O trabalho policial envolve decisões tomadas em segundos, em contextos de alto risco, em que a vida do próprio agente e de terceiros está em jogo.
No Brasil, essas situações levantam questões complexas sobre a responsabilidade legal do policial, especialmente quando envolvem crises emocionais, tentativas de suicídio e salvamentos em condições extremas.
Do ponto de vista jurídico, a atuação do policial é regida por um conjunto de normas que incluem a Constituição Federal, o Código Penal, o Código de Processo Penal e regulamentos internos das corporações. O artigo 23 do Código Penal, por exemplo, prevê que não há crime quando o agente pratica o ato em estado de necessidade, legítima defesa, estrito cumprimento do dever legal ou exercício regular de direito. Essa previsão ampara juridicamente a atuação policial em casos em que medidas rápidas e até invasivas são necessárias para preservar a vida.
No entanto, a linha que separa a ação necessária da eventual responsabilização é tênue. Em operações de salvamento, qualquer lesão decorrente da contenção pode gerar questionamentos judiciais, tanto na esfera civil quanto criminal. Daí a importância dos protocolos técnicos e da documentação minuciosa de cada ocorrência, para comprovar que o policial agiu dentro dos limites do dever legal.
O policial militar Silvio Alessander Encarnação, com mais de 14 anos de experiência na corporação paulista, viveu de perto situações em que sua ação imediata foi decisiva para impedir tentativas de suicídio. Em uma delas, impediu que um homem se jogasse de uma ponte, aplicando uma técnica de contenção física no exato momento em que a vítima se preparava para pular. “Naquele instante, não há tempo para consultar manuais ou esperar reforço. A decisão precisa ser rápida e técnica. Mas o respaldo legal é fundamental, porque o policial precisa ter certeza de que está protegido quando age para salvar”, explica.

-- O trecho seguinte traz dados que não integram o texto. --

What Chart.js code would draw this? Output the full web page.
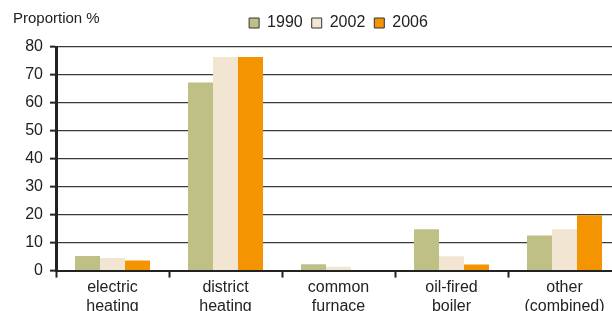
<!DOCTYPE html>
<html>
<head>
<meta charset="utf-8">
<script src="https://cdn.jsdelivr.net/npm/chart.js@4/dist/chart.umd.min.js"></script>
<style>
  html, body { margin: 0; padding: 0; background: #fff; overflow: hidden; }
  #wrap { position: relative; width: 622px; height: 316px; }
</style>
</head>
<body>
<div id="wrap"><canvas id="heatingChart"></canvas></div>
<script>
const categories = [
  ["electric", "heating"],
  ["district", "heating"],
  ["common", "furnace"],
  ["oil-fired", "boiler"],
  ["other", "(combined)"]
];
const years = ["1990", "2002", "2006"];
const values1990 = [5.2, 67.3, 2.3, 14.8, 12.6];
const values2002 = [4.5, 76.4, 1.4, 5.1, 14.8];
const values2006 = [3.6, 76.4, 0, 2.2, 19.8];
const yTicks = [0, 10, 20, 30, 40, 50, 60, 70, 80];
const barColors = ["#bfc085", "#f2e6d2", "#f39400"];

const FONT = "'Liberation Sans', Arial, sans-serif";

// draws the "Proportion %" label in the top left corner
const axisTitle = {
  id: "axisTitle",
  afterDraw(chart) {
    const ctx = chart.ctx;
    ctx.save();
    ctx.font = "15px " + FONT;
    ctx.fillStyle = "#222";
    ctx.textBaseline = "middle";
    ctx.textAlign = "left";
    ctx.fillText("Proportion %", 13, 19);
    ctx.restore();
  }
};

// extra space under the legend
const legendMargin = {
  id: "legendMargin",
  beforeInit(chart) {
    const fit = chart.legend.fit;
    chart.legend.fit = function () {
      fit.bind(chart.legend)();
      this.height += 6;
    };
  }
};

const ctx = document.getElementById("heatingChart").getContext("2d");

new Chart(ctx, {
  type: "bar",
  data: {
    labels: categories,
    datasets: [values1990, values2002, values2006].map((vals, i) => ({
      label: years[i],
      data: vals,
      backgroundColor: barColors[i],
      borderWidth: 0
    }))
  },
  options: {
    responsive: true,
    maintainAspectRatio: false,
    animation: false,
    layout: { padding: { top: 6, left: 0, right: 1, bottom: 0 } },
    datasets: {
      bar: { barPercentage: 1, categoryPercentage: 0.664 }
    },
    plugins: {
      tooltip: { enabled: false },
      legend: {
        display: true,
        position: "top",
        fullSize: false,
        labels: {
          font: { family: FONT, size: 16 },
          color: "#222",
          boxWidth: 10,
          boxHeight: 10,
          padding: 9,
          generateLabels(chart) {
            return Chart.defaults.plugins.legend.labels.generateLabels(chart).map(item => {
              item.strokeStyle = "#333";
              item.lineWidth = 1;
              return item;
            });
          }
        }
      }
    },
    scales: {
      x: {
        grid: {
          offset: true,
          drawOnChartArea: false,
          tickLength: 7,
          tickColor: "#222",
          tickWidth: 2
        },
        border: { color: "#222", width: 2 },
        ticks: {
          font: { family: FONT, size: 16 },
          color: "#222",
          padding: 0,
          maxRotation: 0,
          autoSkip: false
        }
      },
      y: {
        min: 0,
        max: 80,
        afterFit(scale) { scale.width = 56; },
        afterBuildTicks(scale) {
          scale.ticks = yTicks.map(v => ({ value: v }));
        },
        grid: {
          color: "#3a3a3a",
          lineWidth: 1.3,
          tickLength: 6,
          tickColor: "#222",
          tickWidth: 2
        },
        border: { color: "#222", width: 3 },
        ticks: {
          font: { family: FONT, size: 16 },
          color: "#222",
          padding: 7
        }
      }
    }
  },
  plugins: [axisTitle, legendMargin]
});
</script>
</body>
</html>
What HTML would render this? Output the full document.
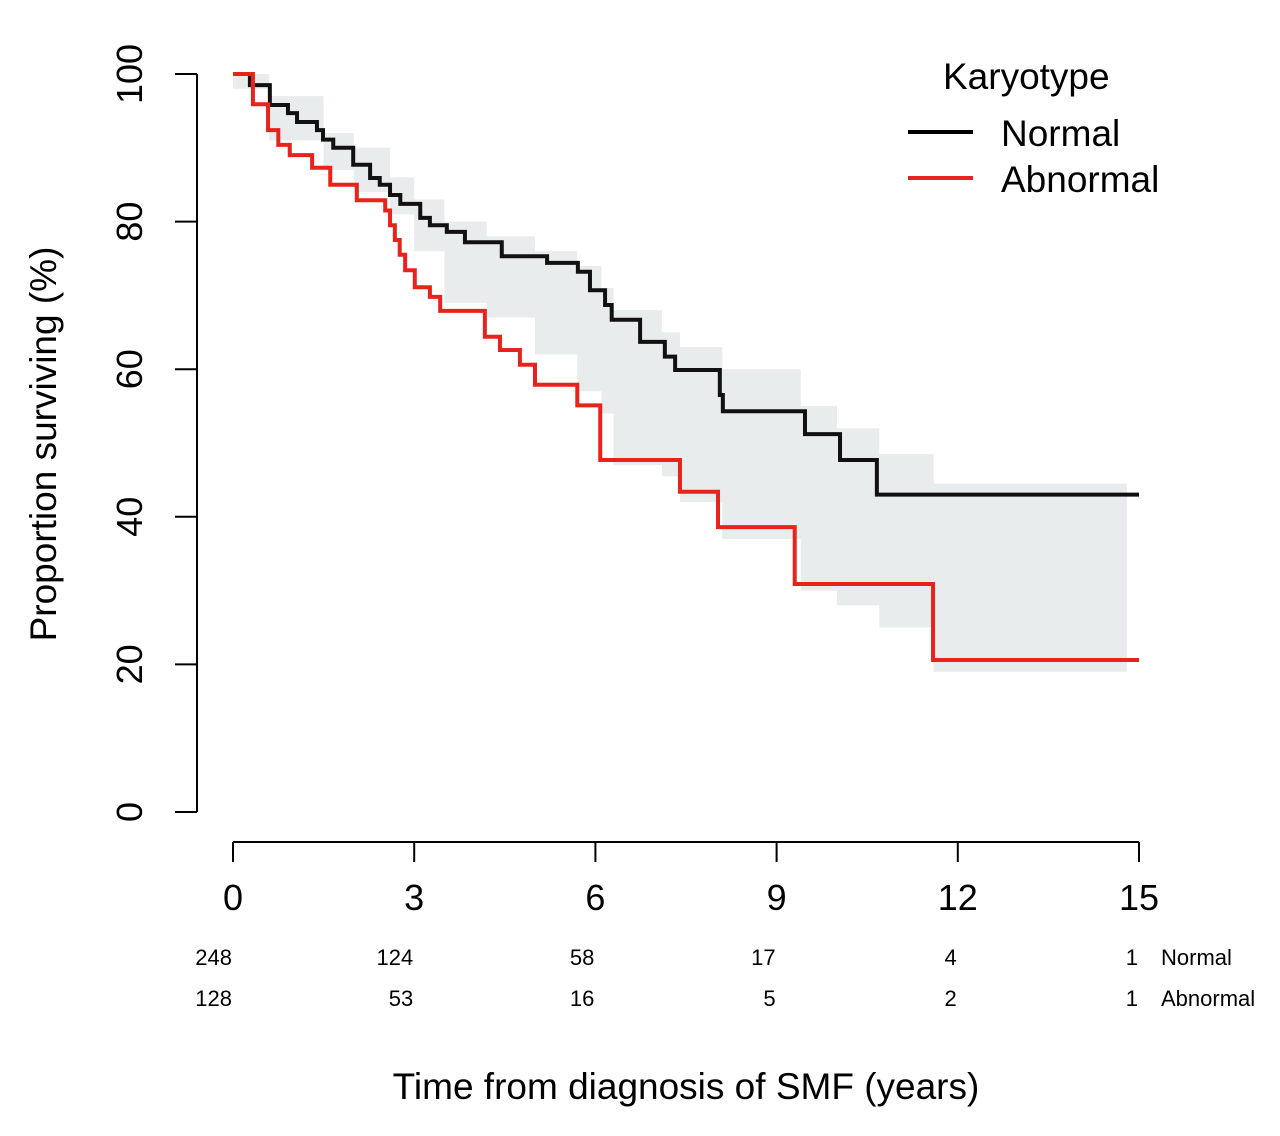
<!DOCTYPE html>
<html><head><meta charset="utf-8"><style>
body{margin:0;background:#fff}
svg{display:block;font-family:"Liberation Sans",sans-serif}
</style></head><body>
<svg id="chart" width="1280" height="1136" viewBox="0 0 1280 1136">
<g id="band"></g>
<g id="curves"></g>
<g id="axes"></g>
<text x="0" y="0" transform="translate(56,444) rotate(-90)" text-anchor="middle" font-size="37">Proportion surviving (%)</text>
<text x="686" y="1099" text-anchor="middle" font-size="37">Time from diagnosis of SMF (years)</text>
<g>
<text x="943" y="89" font-size="37">Karyotype</text>
<line x1="908" y1="132" x2="973" y2="132" stroke="#000" stroke-width="4"/>
<text x="1001" y="146" font-size="37">Normal</text>
<line x1="908" y1="178" x2="973" y2="178" stroke="#e8231c" stroke-width="4"/>
<text x="1001" y="192" font-size="37">Abnormal</text>
</g>
</svg>
<script>
const normalT=[0,0.28,0.61,0.91,1.06,1.39,1.49,1.66,1.99,2.27,2.43,2.6,2.77,3.1,3.26,3.54,3.84,4.45,5.2,5.71,5.91,6.16,6.27,6.74,7.15,7.32,8.06,8.11,9.47,10.05,10.66,15];
const normalS=[100,98.5,95.8,94.7,93.5,92.4,91.1,90.0,87.7,85.9,85.0,83.6,82.4,80.5,79.5,78.6,77.2,75.3,74.4,73.2,70.7,68.7,66.7,63.7,61.7,59.9,56.5,54.3,51.2,47.7,43.0,43.0];
const abnT=[0,0.33,0.58,0.75,0.94,1.31,1.61,2.05,2.52,2.6,2.68,2.76,2.85,3.01,3.26,3.43,4.17,4.42,4.75,5.0,5.7,6.08,7.4,8.03,9.3,11.59,15];
const abnS=[100,95.9,92.4,90.4,89.0,87.3,85.0,82.9,81.5,79.5,77.5,75.5,73.4,71.1,69.8,67.9,64.4,62.6,60.6,57.9,55.1,47.7,43.4,38.6,30.9,20.6,20.6];
const bandT=[0,0.6,1.5,2,2.6,3,3.5,4.2,5,5.7,6.1,6.3,7.1,7.4,8.1,9.4,10,10.7,11.6,14.8];
const bandHi=[100,97,92,90,86,83,80,78,76,74,71,68,65,63,60,55,52,48.5,44.5,44.5];
const bandLo=[98,91,87,84,81,76,69,67,62,57,54,47,45.5,42,37,30,28,25,19,19];
const xTicks=[0,3,6,9,12,15];
const yTicks=[0,20,40,60,80,100];
const riskNormal=[248,124,58,17,4,1];
const riskAbn=[128,53,16,5,2,1];
const NS="http://www.w3.org/2000/svg";
const X=t=>233+t*(1139-233)/15;
const Y=s=>812-s*(812-74)/100;
function mk(tag,attrs,parent){const e=document.createElementNS(NS,tag);for(const k in attrs)e.setAttribute(k,attrs[k]);parent.appendChild(e);return e;}
function stepPath(T,S){let d="M"+X(T[0])+","+Y(S[0]);for(let i=1;i<T.length;i++){d+="H"+X(T[i])+"V"+Y(S[i]);}return d;}
let pts=[];
for(let i=0;i<bandT.length;i++){if(i>0)pts.push([X(bandT[i]),Y(bandHi[i-1])]);pts.push([X(bandT[i]),Y(bandHi[i])]);}
for(let i=bandT.length-1;i>=0;i--){pts.push([X(bandT[i]),Y(bandLo[i])]);if(i>0)pts.push([X(bandT[i]),Y(bandLo[i-1])]);}
const bp=mk("polygon",{points:pts.map(p=>p.join(",")).join(" "),fill:"#e9ecec"},document.getElementById("band"));


const cg=document.getElementById("curves");
const pn=mk("path",{d:stepPath(normalT,normalS),fill:"none",stroke:"#111","stroke-width":4},cg);


const pa=mk("path",{d:stepPath(abnT,abnS),fill:"none",stroke:"#e8231c","stroke-width":4},cg);


const ag=document.getElementById("axes");
mk("line",{x1:197,y1:Y(100),x2:197,y2:Y(0),stroke:"#000","stroke-width":2},ag);
yTicks.forEach(v=>{
  mk("line",{x1:175,y1:Y(v),x2:197,y2:Y(v),stroke:"#000","stroke-width":2},ag);
  const t=mk("text",{transform:"translate(142,"+Y(v)+") rotate(-90)","text-anchor":"middle","font-size":36},ag);
  t.textContent=v;
  
  
});
mk("line",{x1:X(0),y1:842,x2:X(15),y2:842,stroke:"#000","stroke-width":2},ag);
xTicks.forEach((v,i)=>{
  mk("line",{x1:X(v),y1:842,x2:X(v),y2:862,stroke:"#000","stroke-width":2},ag);
  const t=mk("text",{x:X(v),y:910,"text-anchor":"middle","font-size":36},ag);
  t.textContent=v;
  
  
  const a=mk("text",{x:X(v)-1,y:965,"text-anchor":"end","font-size":22},ag);
  a.textContent=riskNormal[i];
  
  
  const b=mk("text",{x:X(v)-1,y:1006,"text-anchor":"end","font-size":22},ag);
  b.textContent=riskAbn[i];
  
  
});
const l1=mk("text",{x:1161,y:965,"font-size":22},ag);l1.textContent="Normal";


const l2=mk("text",{x:1161,y:1006,"font-size":22},ag);l2.textContent="Abnormal";


</script>
</body></html>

Casos como esse evidenciam o desafio da segurança pública em equilibrar ação policial com responsabilidade jurídica. Para especialistas, é fundamental que as corporações invistam em treinamento em gestão de crises, abordagens humanizadas e uso proporcional da força. Quanto mais estruturada for a formação, menor o risco de que uma intervenção necessária seja questionada como abuso ou excesso.
Outro ponto relevante é a judicialização crescente da saúde mental no Brasil. O país registra cerca de 14 mil suicídios por ano, e as tentativas frustradas mobilizam recursos de saúde, assistência social e segurança. Nesse cenário, o policial é frequentemente o primeiro a intervir, assumindo um papel que extrapola o combate ao crime e se aproxima da preservação da vida. O respaldo jurídico, portanto, precisa estar alinhado a essa realidade.
O equilíbrio entre agir para salvar e responder judicialmente por isso depende de dois fatores principais: clareza normativa e apoio institucional. Para Silvio, a fé e a disciplina são guias pessoais, mas é o preparo técnico que garante segurança jurídica. “O policial precisa confiar em sua formação e saber que está respaldado pela lei. Sem isso, cada intervenção se transforma em risco duplo: para a vítima e para o próprio agente”, destaca.
A responsabilidade legal do policial, portanto, não deve ser vista apenas como limite, mas como garantia. Ela assegura que o agente aja com segurança, protegido pela lei, enquanto cumpre seu papel essencial: preservar vidas em situações de crise.